4/1/2023: Kadaicha (1988): *1/2
Really not at all good. It might be the longest 88 minute movie I’ve ever seen. I suspect that even if you limit yourself to Ozsploitation flicks involving aboriginal themes and dreams, there are better options. Possibly those options might also be in Severin’s folk horror boxed set.
One historical note: the cinematographer here, Stephen F. Windon, would go on to somewhat more lofty heights in Hollywood as the cinematographer for most of the Fast and the Furious movies. A few shots in this show some small signs of his future competence.
4/2/2023: All I Desire (1953): ***1/2
I hadn’t planned it this way, but All I Desire makes a great double feature with Bergman’s Crisis. They’re both melodramas about women returning to their small town families, with a young daughter who’s tempted by the bright lights of the big city. They diverge somewhat from there on in.
I found the ending here unsatisfying; I wasn’t surprised to learn that Sirk had wanted to go darker. Stanwyck’s brilliant enough to sell the happy ending, and Richard Carlson is no slouch here.
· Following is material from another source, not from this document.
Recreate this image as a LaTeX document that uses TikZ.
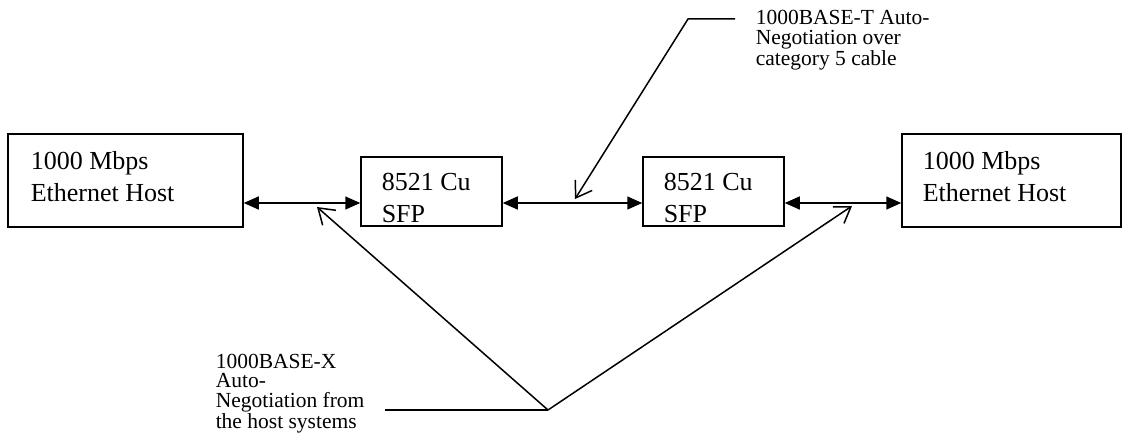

It still feels neither realistic or earned.
Really quite good otherwise, though. Sirk captures the eyes that are everywhere in small towns.
4/2/2023: The Boss (1973): ***1/2
In which Di Leo caps off his Milan movies with inspiration from The Godfather. He has substantially less respect for his aging Mafioso dons than Coppola does, though. The focus is on Mafia politics this time, and it loses a bit when compared to the first two in the sequence, but it’s at least as savage. Henry Silva doesn’t have even a drop of empathy in his gaze.